Amid all the impassioned support for and angry backlash against Arizona’s new law to curb illegal immigration, the facts on the matter are being totally obscured. A new short brief  by the Morrison Institute for Public Policy at Arizona State University finds that while some public policy claims about the state’s illegal immigration situation are well-founded, others are demonstratively false or not clearly established from given data. To help clear-up the public policy debate, the brief ticks off nine clarifications, from the popularity of the state’s new bill to the impact of undocumented immigrants on crime, health costs, and school systems.

For example, the brief does provide numbers to show that most Arizona voters (nearly two-thirds) do favor toughened immigration rules. And it does concur with the observation that low-skilled workers are hurt when undocumented workers compete for their jobs and push down their wages. 

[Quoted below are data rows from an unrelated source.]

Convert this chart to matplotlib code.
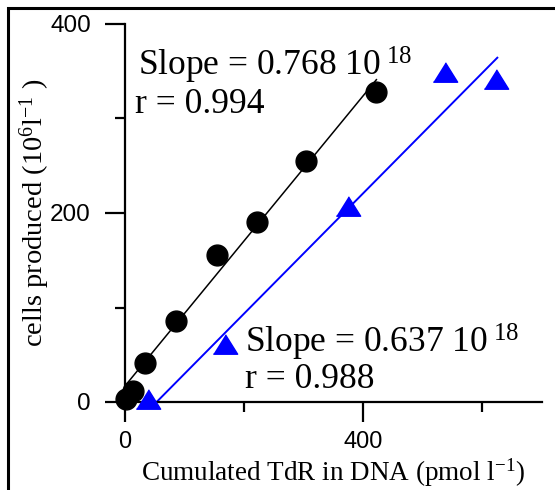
import matplotlib
matplotlib.use("Agg")
import matplotlib.pyplot as plt
from matplotlib.patches import Rectangle
from matplotlib.ticker import FixedLocator
import numpy as np

plt.rcParams['mathtext.fontset'] = 'custom'
plt.rcParams['mathtext.rm'] = 'Liberation Serif'
plt.rcParams['mathtext.it'] = 'Liberation Serif:italic'

# black circles: cumulated TdR vs cells produced
circ_x = [2, 13, 34, 86, 154, 222, 304, 422]
circ_y = [3, 12, 41, 86, 156, 191, 255, 328]
# blue triangles
tri_x = [38, 168, 375, 537, 623]
tri_y = [3, 61, 207, 349, 342]

# regression lines (slope, intercept, x range)
black_fit = (0.768, 17.0, [0, 422])
blue_fit = (0.637, -33.8, [53, 625])

slope_texts = ["Slope = 0.768 10$^{\\ 18}$", "Slope = 0.637 10$^{\\ 18}$"]
r_texts = ["r = 0.994", "r = 0.988"]

W, H = 555, 490
fig = plt.figure(figsize=(W / 100, H / 100), dpi=100)
ax = fig.add_axes([125 / W, 1 - 402 / H, 417 / W, 378 / H])

# outer frame (runs off the right and bottom of the picture)
fig.patches.append(Rectangle((8 / W, -0.2), 1.5, 1.2 - 8 / H, transform=fig.transFigure,
                             fill=False, edgecolor='black', linewidth=2.2, clip_on=False))

for (m, b, xr), col, lw in [(black_fit, 'black', 1.1), (blue_fit, 'blue', 1.4)]:
    xs = np.array(xr, dtype=float)
    ax.plot(xs, m * xs + b, color=col, lw=lw, clip_on=False, zorder=2)

ax.plot(circ_x, circ_y, 'o', color='black', markersize=15, clip_on=False, zorder=3)
tri = [(-1, -0.8), (1, -0.8), (0, 0.8)]
ax.plot(tri_x, tri_y, marker=tri, linestyle='none', color='blue', markersize=17.5,
        clip_on=False, zorder=3)

serif = 'Liberation Serif'
ax.text(22, 345, slope_texts[0], family=serif, fontsize=25.5, va='baseline')
ax.text(17, 306, r_texts[0], family=serif, fontsize=25.5, va='baseline')
ax.text(202, 52, slope_texts[1], family=serif, fontsize=25.5, va='baseline')
ax.text(202, 15, r_texts[1], family=serif, fontsize=25.5, va='baseline')

ax.set_xlim(0, 700)
ax.set_ylim(0, 400)
for s in ['top', 'right']:
    ax.spines[s].set_visible(False)
for s in ['left', 'bottom']:
    ax.spines[s].set_linewidth(1.6)

ax.xaxis.set_major_locator(FixedLocator([0, 400]))
ax.xaxis.set_minor_locator(FixedLocator([200, 600]))
ax.yaxis.set_major_locator(FixedLocator([0, 200, 400]))
ax.yaxis.set_minor_locator(FixedLocator([100, 300]))
ax.tick_params(which='major', length=14.5, width=1.6, labelsize=17.5)
ax.tick_params(axis='x', which='major', pad=6.5, labelsize=17)
ax.tick_params(axis='y', which='major', pad=10)
ax.tick_params(which='minor', length=7.5, width=1.6)
for lab in ax.get_xticklabels() + ax.get_yticklabels():
    lab.set_family('Liberation Sans')

ax.set_xlabel("Cumulated TdR in DNA (pmol l$^{-1}$)", family=serif, fontsize=19.5)
ax.set_ylabel("cells produced (10$^{6}$l$^{-1}$ )", family=serif, fontsize=20.5)
ax.xaxis.set_label_coords(0.5, -0.145)
ax.yaxis.set_label_coords(-0.175, 0.5)

fig.savefig("out.png", dpi=100)
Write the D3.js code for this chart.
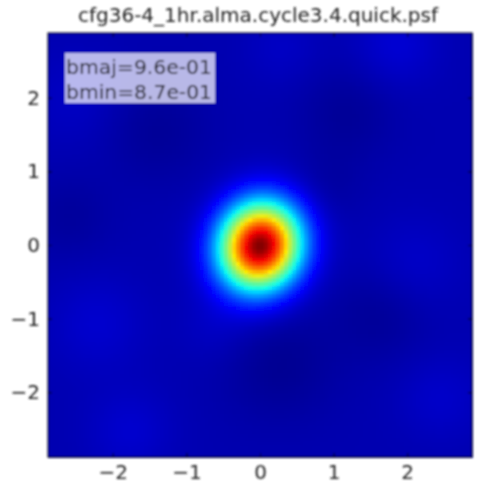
<!DOCTYPE html>
<html>

<head>
  <meta charset="utf-8">
  <style>
    body {
      margin: 0;
      background: #fff;
    }

    svg text {
      font-family: "DejaVu Sans", sans-serif;
    }

    .tick text {
      font-size: 20px;
      fill: #222;
    }
  </style>
</head>

<body>
  <svg id="chart" width="486" height="492"></svg>

  <script src="https://d3js.org/d3.v7.min.js"></script>
  <script>
    // image title and beam fit (arcsec)
    var title = 'cfg36-4_1hr.alma.cycle3.4.quick.psf';
    var bmaj = 0.96,
      bmin = 0.87,
      beamAngle = 70; // degrees from x axis, read by eye
    var beamLabels = ['bmaj=9.6e-01', 'bmin=8.7e-01'];

    // axis extent and ticks
    var extent = [-2.88, 2.88];
    var tickValues = [-2, -1, 0, 1, 2];

    // faint sidelobes in the background
    var lobeX = [1.86, -2.21, -1.77, 2.09, 2.45, -2.5, 0.27, -1.4, 1.18, 1.63, -0.6, 0.9, 0.3, -2.6];
    var lobeY = [2.74, -1.06, -2.51, -0.24, -2.07, 2.0, -1.6, 1.56, 1.79, -0.92, -1.1, 0.8, 2.7, 0.4];
    var lobeAmp = [0.035, 0.03, 0.03, 0.025, 0.025, 0.02, -0.03, -0.025, -0.025, -0.025, 0.02, -0.015, 0.02, -0.02];
    var lobeWidth = [0.4, 0.45, 0.4, 0.45, 0.4, 0.45, 0.55, 0.5, 0.45, 0.45, 0.35, 0.35, 0.35, 0.4];

    var vmin = -0.05,
      vmax = 1;

    var margin = { top: 33, left: 48 },
      size = 424,
      nCells = 106;

    var svg = d3.select('#chart');

    var defs = svg.append('defs');
    defs.append('filter')
      .attr('id', 'soft')
      .attr('x', '-5%').attr('y', '-5%')
      .attr('width', '110%').attr('height', '110%')
      .append('feGaussianBlur')
      .attr('stdDeviation', 1.1);

    var root = svg.append('g').attr('filter', 'url(#soft)');

    var x = d3.scaleLinear().domain(extent).range([margin.left, margin.left + size]);
    var y = d3.scaleLinear().domain(extent).range([margin.top + size, margin.top]);

    var jet = d3.scaleLinear()
      .domain([0, 0.11, 0.125, 0.34, 0.375, 0.64, 0.65, 0.89, 0.91, 1])
      .range(['#00007f', '#0000f0', '#0000ff', '#00dcff', '#0dffe9', '#ffeb00', '#ffda00', '#f70000', '#e80000', '#7f0000'])
      .clamp(true);
    var norm = d3.scaleLinear().domain([vmin, vmax]).range([0, 1]);

    function psf(px, py) {
      var a = beamAngle * Math.PI / 180;
      var u = px * Math.cos(a) + py * Math.sin(a);
      var v = -px * Math.sin(a) + py * Math.cos(a);
      var sMaj = bmaj / 2.3548,
        sMin = bmin / 2.3548;
      var val = Math.exp(-0.5 * (u * u / (sMaj * sMaj) + v * v / (sMin * sMin)));
      for (var i = 0; i < lobeX.length; i++) {
        var dx = px - lobeX[i],
          dy = py - lobeY[i];
        val += lobeAmp[i] * Math.exp(-0.5 * (dx * dx + dy * dy) / (lobeWidth[i] * lobeWidth[i]));
      }
      return val;
    }

    var step = (extent[1] - extent[0]) / nCells;
    var cells = [];
    for (var j = 0; j < nCells; j++) {
      for (var i = 0; i < nCells; i++) {
        var cx = extent[0] + (i + 0.5) * step,
          cy = extent[0] + (j + 0.5) * step;
        cells.push({ x0: extent[0] + i * step, y1: extent[0] + (j + 1) * step, v: psf(cx, cy) });
      }
    }

    root.append('g')
      .attr('shape-rendering', 'crispEdges')
      .selectAll('rect')
      .data(cells)
      .join('rect')
      .attr('x', d => x(d.x0))
      .attr('y', d => y(d.y1))
      .attr('width', x(step) - x(0) + 0.6)
      .attr('height', y(0) - y(step) + 0.6)
      .attr('fill', d => jet(norm(d.v)));

    // axes, ticks pointing inward on all four sides
    var fmt = d3.format('d');
    root.append('g')
      .attr('transform', 'translate(0,' + (margin.top + size) + ')')
      .call(d3.axisBottom(x).tickValues(tickValues).tickFormat(fmt).tickSizeInner(-4).tickSizeOuter(0).tickPadding(8));
    root.append('g')
      .attr('transform', 'translate(0,' + margin.top + ')')
      .call(d3.axisTop(x).tickValues(tickValues).tickFormat('').tickSizeInner(-4).tickSizeOuter(0));
    root.append('g')
      .attr('transform', 'translate(' + margin.left + ',0)')
      .call(d3.axisLeft(y).tickValues(tickValues).tickFormat(fmt).tickSizeInner(-4).tickSizeOuter(0).tickPadding(8));
    root.append('g')
      .attr('transform', 'translate(' + (margin.left + size) + ',0)')
      .call(d3.axisRight(y).tickValues(tickValues).tickFormat('').tickSizeInner(-4).tickSizeOuter(0));
    root.selectAll('.domain').remove();
    root.selectAll('.tick line').attr('stroke', '#000');

    root.append('rect')
      .attr('x', margin.left)
      .attr('y', margin.top)
      .attr('width', size)
      .attr('height', size)
      .attr('fill', 'none')
      .attr('stroke', '#111')
      .attr('stroke-width', 1.2);

    // beam label box
    var box = root.append('g');
    box.append('rect')
      .attr('x', 65).attr('y', 53)
      .attr('width', 150).attr('height', 50)
      .attr('fill', '#fff').attr('fill-opacity', 0.72);
    box.selectAll('text')
      .data(beamLabels)
      .join('text')
      .attr('x', 66)
      .attr('y', (d, i) => 74 + i * 25)
      .attr('font-size', 20)
      .attr('textLength', 146)
      .attr('lengthAdjust', 'spacingAndGlyphs')
      .attr('fill', '#111')
      .text(d => d);

    root.append('text')
      .attr('x', 258)
      .attr('y', 22)
      .attr('text-anchor', 'middle')
      .attr('font-size', 20)
      .attr('fill', '#222')
      .text(title);
  </script>
</body>

</html>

At the same time, the brief disputes several false or inconclusive claims. Most notably, it observes that:

·         Data does not support the notion that most violent crime in Arizona is committed by undocumented immigrants. For starters, Arizona is currently enjoying a low-crime period. Further, crime data from Arizona (and most other states) rarely note the suspect’s immigration status. Moreover, national studies find that immigrant men have lower rates of crime and incarceration than native-born residents

·         Despite assertions to the contrary, undocumented immigrants are no longer entering Arizona in record numbers. The flow of undocumented immigrants to the states probably peaked in the late 1990’s or early 2000’s. Most experts agree that since the start of the current economic downturn this migration has slowed markedly or essentially stopped with the disappearance of jobs in Arizona

·         The claim about undocumented immigrants flooding the state’s public health system is just false. Undocumented immigrants have been ineligible for the state’s health care program for the indigent since 2004, and they make only six percent of the total cost to Arizona’s hospital system of treating uninsured and underinsured patients. Some national studies have indicated that undocumented immigrants actually use hospital emergency room services proportionately less often than native-born people

·         While the children of undocumented immigrants do add to the state’s student population and thus its education costs, there is no evidence to support the claim that the public school system is overwhelmed.

Many thanks goes to the Morrison Institute for bringing these and other facts to the table, and providing some well-informed restraint to immigration debates that too frequently rage unchecked in a “fact-free zone.”